▼

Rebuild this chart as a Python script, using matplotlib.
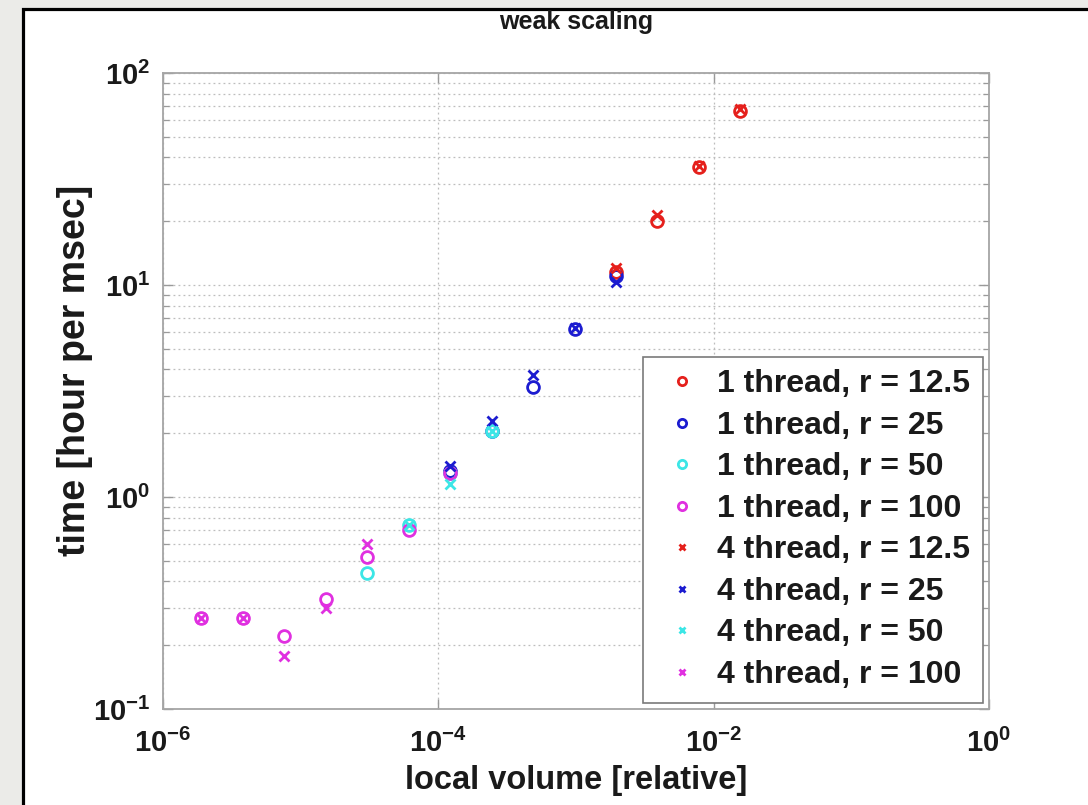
import matplotlib
matplotlib.use("Agg")
import math
import matplotlib.pyplot as plt
from matplotlib.patches import Rectangle
from matplotlib.ticker import FixedLocator, LogLocator, NullFormatter, FuncFormatter, NullLocator

plt.rcParams['font.family'] = ['Liberation Sans', 'DejaVu Sans']
plt.rcParams['font.weight'] = 'bold'
plt.rcParams['mathtext.fontset'] = 'custom'
plt.rcParams['mathtext.rm'] = 'Liberation Sans:bold'
plt.rcParams['mathtext.bf'] = 'Liberation Sans:bold'

# ---- data ----
labels = ["1 thread, r = 12.5", "1 thread, r = 25", "1 thread, r = 50", "1 thread, r = 100",
          "4 thread, r = 12.5", "4 thread, r = 25", "4 thread, r = 50", "4 thread, r = 100"]

x1_r12 = [1.95e-3, 3.9e-3, 7.8e-3, 1.56e-2]
y1_r12 = [11.5, 20.0, 36.0, 66.0]
x1_r25 = [1.22e-4, 2.44e-4, 4.9e-4, 9.8e-4, 1.95e-3]
y1_r25 = [1.32, 2.05, 3.3, 6.2, 11.0]
x1_r50 = [3.05e-5, 6.1e-5, 1.22e-4, 2.44e-4]
y1_r50 = [0.44, 0.74, 1.30, 2.05]
x1_r100 = [1.9e-6, 3.8e-6, 7.6e-6, 1.53e-5, 3.05e-5, 6.1e-5, 1.22e-4]
y1_r100 = [0.27, 0.27, 0.22, 0.33, 0.52, 0.70, 1.30]

x4_r12 = [1.95e-3, 3.9e-3, 7.8e-3, 1.56e-2]
y4_r12 = [12.0, 21.5, 36.5, 68.0]
x4_r25 = [1.22e-4, 2.44e-4, 4.9e-4, 9.8e-4, 1.95e-3]
y4_r25 = [1.40, 2.28, 3.75, 6.3, 10.3]
x4_r50 = [6.1e-5, 1.22e-4, 2.44e-4]
y4_r50 = [0.74, 1.15, 2.05]
x4_r100 = [1.9e-6, 3.8e-6, 7.6e-6, 1.53e-5, 3.05e-5]
y4_r100 = [0.27, 0.27, 0.177, 0.30, 0.60]

xs = [x1_r12, x1_r25, x1_r50, x1_r100, x4_r12, x4_r25, x4_r50, x4_r100]
ys = [y1_r12, y1_r25, y1_r50, y1_r100, y4_r12, y4_r25, y4_r50, y4_r100]
colors = ['#e5201c', '#1c1cd0', '#3ce6e6', '#e030e0'] * 2
markers = ['o'] * 4 + ['x'] * 4

x_ticks = [1e-6, 1e-4, 1e-2, 1e0]
y_ticks = [1e-1, 1e0, 1e1, 1e2]

# ---- figure ----
fig = plt.figure(figsize=(10.88, 8.05), dpi=100)
fig.patch.set_facecolor('#ebebe8')
frame = Rectangle((23 / 1088, -0.1), 1.2, 1.1 - 9 / 805,
                  transform=fig.transFigure, facecolor='white',
                  edgecolor='black', linewidth=2.3, zorder=-10)
fig.patches.append(frame)

ax = fig.add_axes([163 / 1088, 1 - 709 / 805, 826 / 1088, 636 / 805])
ax.set_facecolor('white')

for x, y, c, m, lab in zip(xs, ys, colors, markers, labels):
    if m == 'o':
        ax.plot(x, y, linestyle='none', marker='o', markersize=8.5,
                markerfacecolor='none', markeredgecolor=c, markeredgewidth=2.0, label=lab)
    else:
        ax.plot(x, y, linestyle='none', marker='x', markersize=6.5,
                color=c, markeredgewidth=2.0, label=lab)

ax.set_xscale('log')
ax.set_yscale('log')
ax.set_xlim(1e-6, 1e0)
ax.set_ylim(1e-1, 1e2)

def fmt(v, pos):
    e = int(round(math.log10(v)))
    return r'$\mathbf{10^{%d}}$' % e

ax.xaxis.set_major_locator(FixedLocator(x_ticks))
ax.xaxis.set_minor_locator(NullLocator())
ax.yaxis.set_major_locator(FixedLocator(y_ticks))
ax.yaxis.set_minor_locator(LogLocator(base=10, subs=range(2, 10)))
ax.xaxis.set_major_formatter(FuncFormatter(fmt))
ax.yaxis.set_major_formatter(FuncFormatter(fmt))
ax.yaxis.set_minor_formatter(NullFormatter())

ax.tick_params(which='both', direction='in', top=True, right=True, colors='#9a9a9a',
               labelcolor='#1a1a1a', labelsize=21)
ax.tick_params(which='major', length=7, width=1.0, pad=9)
ax.tick_params(axis='x', which='major', pad=14)
ax.tick_params(which='minor', length=4, width=0.9)

for s in ax.spines.values():
    s.set_color('#a5a5a5')
    s.set_linewidth(1.3)

ax.grid(True, which='major', axis='both', linestyle=(0, (1.5, 2.5)), color='#bdbdbd', linewidth=0.9)
ax.grid(True, which='minor', axis='y', linestyle=(0, (1.5, 2.5)), color='#bdbdbd', linewidth=0.9)
ax.set_axisbelow(True)

ax.set_xlabel('local volume [relative]', fontsize=23.5, fontweight='bold', color='#1a1a1a')
ax.xaxis.set_label_coords(0.5, (709 - 780) / 636)
ax.xaxis.label.set_va('center')
ax.set_ylabel('time [hour per msec]', fontsize=27, fontweight='bold', color='#1a1a1a')
ax.yaxis.set_label_coords((75 - 163) / 826, (709 - 370) / 636)
ax.yaxis.label.set_va('center')

fig.text(576 / 1088, 1 - 22 / 805, 'weak scaling', ha='center', va='center',
         fontsize=18, fontweight='bold', color='#1a1a1a')

leg = ax.legend(loc='lower right', fontsize=23, frameon=True, fancybox=False,
                edgecolor='#7a7a7a', framealpha=1, markerscale=0.7,
                handlelength=1.64, handletextpad=0.27, borderpad=0.4,
                labelspacing=0.36, borderaxespad=0.2)
leg.get_frame().set_linewidth(1.2)
for t in leg.get_texts():
    t.set_color('#1a1a1a')

fig.savefig('out.png', dpi=100, facecolor=fig.get_facecolor())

▲

• _WHAT YOU HAVE TO DO_: Omit pictures; set down the rest of the material word for word.

• _SOLUTION_:
Rebuild this chart as a Python script, using matplotlib.
import matplotlib
matplotlib.use("Agg")
import math
import matplotlib.pyplot as plt
from matplotlib.patches import Rectangle
from matplotlib.ticker import FixedLocator, LogLocator, NullFormatter, FuncFormatter, NullLocator

plt.rcParams['font.family'] = ['Liberation Sans', 'DejaVu Sans']
plt.rcParams['font.weight'] = 'bold'
plt.rcParams['mathtext.fontset'] = 'custom'
plt.rcParams['mathtext.rm'] = 'Liberation Sans:bold'
plt.rcParams['mathtext.bf'] = 'Liberation Sans:bold'

# ---- data ----
labels = ["1 thread, r = 12.5", "1 thread, r = 25", "1 thread, r = 50", "1 thread, r = 100",
          "4 thread, r = 12.5", "4 thread, r = 25", "4 thread, r = 50", "4 thread, r = 100"]

x1_r12 = [1.95e-3, 3.9e-3, 7.8e-3, 1.56e-2]
y1_r12 = [11.5, 20.0, 36.0, 66.0]
x1_r25 = [1.22e-4, 2.44e-4, 4.9e-4, 9.8e-4, 1.95e-3]
y1_r25 = [1.32, 2.05, 3.3, 6.2, 11.0]
x1_r50 = [3.05e-5, 6.1e-5, 1.22e-4, 2.44e-4]
y1_r50 = [0.44, 0.74, 1.30, 2.05]
x1_r100 = [1.9e-6, 3.8e-6, 7.6e-6, 1.53e-5, 3.05e-5, 6.1e-5, 1.22e-4]
y1_r100 = [0.27, 0.27, 0.22, 0.33, 0.52, 0.70, 1.30]

x4_r12 = [1.95e-3, 3.9e-3, 7.8e-3, 1.56e-2]
y4_r12 = [12.0, 21.5, 36.5, 68.0]
x4_r25 = [1.22e-4, 2.44e-4, 4.9e-4, 9.8e-4, 1.95e-3]
y4_r25 = [1.40, 2.28, 3.75, 6.3, 10.3]
x4_r50 = [6.1e-5, 1.22e-4, 2.44e-4]
y4_r50 = [0.74, 1.15, 2.05]
x4_r100 = [1.9e-6, 3.8e-6, 7.6e-6, 1.53e-5, 3.05e-5]
y4_r100 = [0.27, 0.27, 0.177, 0.30, 0.60]

xs = [x1_r12, x1_r25, x1_r50, x1_r100, x4_r12, x4_r25, x4_r50, x4_r100]
ys = [y1_r12, y1_r25, y1_r50, y1_r100, y4_r12, y4_r25, y4_r50, y4_r100]
colors = ['#e5201c', '#1c1cd0', '#3ce6e6', '#e030e0'] * 2
markers = ['o'] * 4 + ['x'] * 4

x_ticks = [1e-6, 1e-4, 1e-2, 1e0]
y_ticks = [1e-1, 1e0, 1e1, 1e2]

# ---- figure ----
fig = plt.figure(figsize=(10.88, 8.05), dpi=100)
fig.patch.set_facecolor('#ebebe8')
frame = Rectangle((23 / 1088, -0.1), 1.2, 1.1 - 9 / 805,
                  transform=fig.transFigure, facecolor='white',
                  edgecolor='black', linewidth=2.3, zorder=-10)
fig.patches.append(frame)

ax = fig.add_axes([163 / 1088, 1 - 709 / 805, 826 / 1088, 636 / 805])
ax.set_facecolor('white')

for x, y, c, m, lab in zip(xs, ys, colors, markers, labels):
    if m == 'o':
        ax.plot(x, y, linestyle='none', marker='o', markersize=8.5,
                markerfacecolor='none', markeredgecolor=c, markeredgewidth=2.0, label=lab)
    else:
        ax.plot(x, y, linestyle='none', marker='x', markersize=6.5,
                color=c, markeredgewidth=2.0, label=lab)

ax.set_xscale('log')
ax.set_yscale('log')
ax.set_xlim(1e-6, 1e0)
ax.set_ylim(1e-1, 1e2)

def fmt(v, pos):
    e = int(round(math.log10(v)))
    return r'$\mathbf{10^{%d}}$' % e

ax.xaxis.set_major_locator(FixedLocator(x_ticks))
ax.xaxis.set_minor_locator(NullLocator())
ax.yaxis.set_major_locator(FixedLocator(y_ticks))
ax.yaxis.set_minor_locator(LogLocator(base=10, subs=range(2, 10)))
ax.xaxis.set_major_formatter(FuncFormatter(fmt))
ax.yaxis.set_major_formatter(FuncFormatter(fmt))
ax.yaxis.set_minor_formatter(NullFormatter())

ax.tick_params(which='both', direction='in', top=True, right=True, colors='#9a9a9a',
               labelcolor='#1a1a1a', labelsize=21)
ax.tick_params(which='major', length=7, width=1.0, pad=9)
ax.tick_params(axis='x', which='major', pad=14)
ax.tick_params(which='minor', length=4, width=0.9)

for s in ax.spines.values():
    s.set_color('#a5a5a5')
    s.set_linewidth(1.3)

ax.grid(True, which='major', axis='both', linestyle=(0, (1.5, 2.5)), color='#bdbdbd', linewidth=0.9)
ax.grid(True, which='minor', axis='y', linestyle=(0, (1.5, 2.5)), color='#bdbdbd', linewidth=0.9)
ax.set_axisbelow(True)

ax.set_xlabel('local volume [relative]', fontsize=23.5, fontweight='bold', color='#1a1a1a')
ax.xaxis.set_label_coords(0.5, (709 - 780) / 636)
ax.xaxis.label.set_va('center')
ax.set_ylabel('time [hour per msec]', fontsize=27, fontweight='bold', color='#1a1a1a')
ax.yaxis.set_label_coords((75 - 163) / 826, (709 - 370) / 636)
ax.yaxis.label.set_va('center')

fig.text(576 / 1088, 1 - 22 / 805, 'weak scaling', ha='center', va='center',
         fontsize=18, fontweight='bold', color='#1a1a1a')

leg = ax.legend(loc='lower right', fontsize=23, frameon=True, fancybox=False,
                edgecolor='#7a7a7a', framealpha=1, markerscale=0.7,
                handlelength=1.64, handletextpad=0.27, borderpad=0.4,
                labelspacing=0.36, borderaxespad=0.2)
leg.get_frame().set_linewidth(1.2)
for t in leg.get_texts():
    t.set_color('#1a1a1a')

fig.savefig('out.png', dpi=100, facecolor=fig.get_facecolor())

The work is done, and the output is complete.